### EXERCISE GOAL
Set the listing down unchanged, minus every embedded image.

┄┄┄┄┄┄

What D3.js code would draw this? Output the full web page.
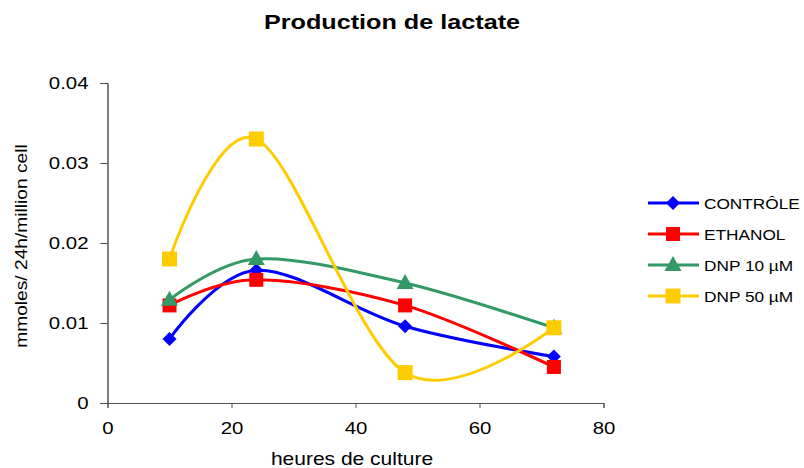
<!DOCTYPE html>
<html>
<head>
<meta charset="utf-8">
<script src="https://cdn.jsdelivr.net/npm/d3@7"></script>
<style>
  body { margin: 0; background: #fff; }
  svg text { font-family: "Liberation Sans", Arial, sans-serif; fill: #000; }
</style>
</head>
<body>
<div id="chart"></div>
<script>
// data
var hours = [10, 24, 48, 72]
var controle = [0.0080, 0.0166, 0.0096, 0.0058]
var ethanol = [0.0122, 0.0154, 0.0122, 0.0045]
var dnp10 = [0.0129, 0.0180, 0.0150, 0.0094]
var dnp50 = [0.0180, 0.0330, 0.0038, 0.0094]

var seriesNames = ['CONTRÔLE', 'ETHANOL', 'DNP 10 µM', 'DNP 50 µM']
var seriesColors = ['#0000ff', '#ff0000', '#339966', '#ffcc00']
var seriesSymbols = ['diamond', 'square', 'triangle', 'bigsquare']
var xTicks = [0, 20, 40, 60, 80]
var yTicks = [0, 0.01, 0.02, 0.03, 0.04]

var width = 804, height = 468
var sx = 1.2 // the original text is a bit stretched sideways

var svg = d3.select('#chart').append('svg')
	.attr('width', width)
	.attr('height', height)

var x = d3.scaleLinear().domain([0, 80]).range([107.5, 603.5])
var y = d3.scaleLinear().domain([0, 0.04]).range([403, 83])

var line = d3.line()
	.x(d => x(d[0]))
	.y(d => y(d[1]))
	.curve(d3.curveCatmullRom.alpha(0))

var label = (tx, ty, size, txt, rot) => svg.append('text')
	.attr('transform', 'translate(' + tx + ',' + ty + ')' + (rot ? ' rotate(-90)' : '') + ' scale(' + sx + ',1)')
	.attr('text-anchor', 'middle')
	.attr('font-size', size)
	.text(txt)

// title
label(392, 29, 21, 'Production de lactate').attr('font-weight', 'bold')

// axes
var yAxis = svg.append('g')
	.attr('transform', 'translate(' + x(0) + ',0)')
	.call(d3.axisLeft(y).tickValues(yTicks).tickSize(7)
		.tickFormat(d => d === 0 ? '0' : d3.format('.2f')(d)))
yAxis.select('.domain').attr('stroke', '#000')
yAxis.selectAll('.tick line').attr('stroke', '#444')
yAxis.selectAll('text')
	.attr('font-size', 17).attr('fill', '#000')
	.attr('font-family', '"Liberation Sans", Arial, sans-serif')
	.attr('x', -19 / sx)
	.attr('transform', 'scale(' + sx + ',1)')

var xAxis = svg.append('g')
	.attr('transform', 'translate(0,' + y(0) + ')')
	.call(d3.axisBottom(x).tickValues(xTicks).tickSize(5))
xAxis.select('.domain').attr('stroke', '#555')
xAxis.selectAll('.tick line').attr('stroke', '#555')
xAxis.selectAll('text')
	.attr('font-size', 17).attr('fill', '#000')
	.attr('font-family', '"Liberation Sans", Arial, sans-serif')
	.attr('y', 31).attr('dy', 0)
	.attr('transform', 'scale(' + sx + ',1)')

label(352, 465, 17.5, 'heures de culture')
label(27, 246, 16, 'mmoles/ 24h/million cell', true)

var allSeries = [controle, ethanol, dnp10, dnp50]

function marker(g, kind, color, cx, cy) {
	if (kind === 'diamond') {
		g.append('path')
			.attr('d', 'M0,-7L7,0L0,7L-7,0Z')
			.attr('transform', 'translate(' + cx + ',' + cy + ')')
			.attr('fill', color)
	} else if (kind === 'square') {
		g.append('rect')
			.attr('x', cx - 7).attr('y', cy - 7)
			.attr('width', 14).attr('height', 14)
			.attr('fill', color)
	} else if (kind === 'bigsquare') {
		g.append('rect')
			.attr('x', cx - 7.5).attr('y', cy - 7.5)
			.attr('width', 15).attr('height', 15)
			.attr('fill', color)
	} else {
		g.append('path')
			.attr('d', 'M0,-9L8.5,6L-8.5,6Z')
			.attr('transform', 'translate(' + cx + ',' + cy + ')')
			.attr('fill', color)
	}
}

allSeries.forEach((vals, i) => {
	var pts = hours.map((h, j) => [h, vals[j]])
	var g = svg.append('g')
	g.append('path')
		.datum(pts)
		.attr('d', line)
		.attr('fill', 'none')
		.attr('stroke', seriesColors[i])
		.attr('stroke-width', 3)
	pts.forEach(p => marker(g, seriesSymbols[i], seriesColors[i], x(p[0]), y(p[1])))
})

// legend
var legend = svg.append('g')
seriesNames.forEach((name, i) => {
	var ly = 203 + i * 31
	legend.append('line')
		.attr('x1', 648).attr('x2', 699)
		.attr('y1', ly).attr('y2', ly)
		.attr('stroke', seriesColors[i])
		.attr('stroke-width', 3)
	marker(legend, seriesSymbols[i], seriesColors[i], 673, ly)
	legend.append('text')
		.attr('transform', 'translate(704,' + (ly + 6) + ') scale(1.15,1)')
		.attr('font-size', 15)
		.text(name)
})
</script>
</body>
</html>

┄┄┄┄┄┄

### CORRECT RESULT
What D3.js code would draw this? Output the full web page.
<!DOCTYPE html>
<html>
<head>
<meta charset="utf-8">
<script src="https://cdn.jsdelivr.net/npm/d3@7"></script>
<style>
  body { margin: 0; background: #fff; }
  svg text { font-family: "Liberation Sans", Arial, sans-serif; fill: #000; }
</style>
</head>
<body>
<div id="chart"></div>
<script>
// data
var hours = [10, 24, 48, 72]
var controle = [0.0080, 0.0166, 0.0096, 0.0058]
var ethanol = [0.0122, 0.0154, 0.0122, 0.0045]
var dnp10 = [0.0129, 0.0180, 0.0150, 0.0094]
var dnp50 = [0.0180, 0.0330, 0.0038, 0.0094]

var seriesNames = ['CONTRÔLE', 'ETHANOL', 'DNP 10 µM', 'DNP 50 µM']
var seriesColors = ['#0000ff', '#ff0000', '#339966', '#ffcc00']
var seriesSymbols = ['diamond', 'square', 'triangle', 'bigsquare']
var xTicks = [0, 20, 40, 60, 80]
var yTicks = [0, 0.01, 0.02, 0.03, 0.04]

var width = 804, height = 468
var sx = 1.2 // the original text is a bit stretched sideways

var svg = d3.select('#chart').append('svg')
	.attr('width', width)
	.attr('height', height)

var x = d3.scaleLinear().domain([0, 80]).range([107.5, 603.5])
var y = d3.scaleLinear().domain([0, 0.04]).range([403, 83])

var line = d3.line()
	.x(d => x(d[0]))
	.y(d => y(d[1]))
	.curve(d3.curveCatmullRom.alpha(0))

var label = (tx, ty, size, txt, rot) => svg.append('text')
	.attr('transform', 'translate(' + tx + ',' + ty + ')' + (rot ? ' rotate(-90)' : '') + ' scale(' + sx + ',1)')
	.attr('text-anchor', 'middle')
	.attr('font-size', size)
	.text(txt)

// title
label(392, 29, 21, 'Production de lactate').attr('font-weight', 'bold')

// axes
var yAxis = svg.append('g')
	.attr('transform', 'translate(' + x(0) + ',0)')
	.call(d3.axisLeft(y).tickValues(yTicks).tickSize(7)
		.tickFormat(d => d === 0 ? '0' : d3.format('.2f')(d)))
yAxis.select('.domain').attr('stroke', '#000')
yAxis.selectAll('.tick line').attr('stroke', '#444')
yAxis.selectAll('text')
	.attr('font-size', 17).attr('fill', '#000')
	.attr('font-family', '"Liberation Sans", Arial, sans-serif')
	.attr('x', -19 / sx)
	.attr('transform', 'scale(' + sx + ',1)')

var xAxis = svg.append('g')
	.attr('transform', 'translate(0,' + y(0) + ')')
	.call(d3.axisBottom(x).tickValues(xTicks).tickSize(5))
xAxis.select('.domain').attr('stroke', '#555')
xAxis.selectAll('.tick line').attr('stroke', '#555')
xAxis.selectAll('text')
	.attr('font-size', 17).attr('fill', '#000')
	.attr('font-family', '"Liberation Sans", Arial, sans-serif')
	.attr('y', 31).attr('dy', 0)
	.attr('transform', 'scale(' + sx + ',1)')

label(352, 465, 17.5, 'heures de culture')
label(27, 246, 16, 'mmoles/ 24h/million cell', true)

var allSeries = [controle, ethanol, dnp10, dnp50]

function marker(g, kind, color, cx, cy) {
	if (kind === 'diamond') {
		g.append('path')
			.attr('d', 'M0,-7L7,0L0,7L-7,0Z')
			.attr('transform', 'translate(' + cx + ',' + cy + ')')
			.attr('fill', color)
	} else if (kind === 'square') {
		g.append('rect')
			.attr('x', cx - 7).attr('y', cy - 7)
			.attr('width', 14).attr('height', 14)
			.attr('fill', color)
	} else if (kind === 'bigsquare') {
		g.append('rect')
			.attr('x', cx - 7.5).attr('y', cy - 7.5)
			.attr('width', 15).attr('height', 15)
			.attr('fill', color)
	} else {
		g.append('path')
			.attr('d', 'M0,-9L8.5,6L-8.5,6Z')
			.attr('transform', 'translate(' + cx + ',' + cy + ')')
			.attr('fill', color)
	}
}

allSeries.forEach((vals, i) => {
	var pts = hours.map((h, j) => [h, vals[j]])
	var g = svg.append('g')
	g.append('path')
		.datum(pts)
		.attr('d', line)
		.attr('fill', 'none')
		.attr('stroke', seriesColors[i])
		.attr('stroke-width', 3)
	pts.forEach(p => marker(g, seriesSymbols[i], seriesColors[i], x(p[0]), y(p[1])))
})

// legend
var legend = svg.append('g')
seriesNames.forEach((name, i) => {
	var ly = 203 + i * 31
	legend.append('line')
		.attr('x1', 648).attr('x2', 699)
		.attr('y1', ly).attr('y2', ly)
		.attr('stroke', seriesColors[i])
		.attr('stroke-width', 3)
	marker(legend, seriesSymbols[i], seriesColors[i], 673, ly)
	legend.append('text')
		.attr('transform', 'translate(704,' + (ly + 6) + ') scale(1.15,1)')
		.attr('font-size', 15)
		.text(name)
})
</script>
</body>
</html>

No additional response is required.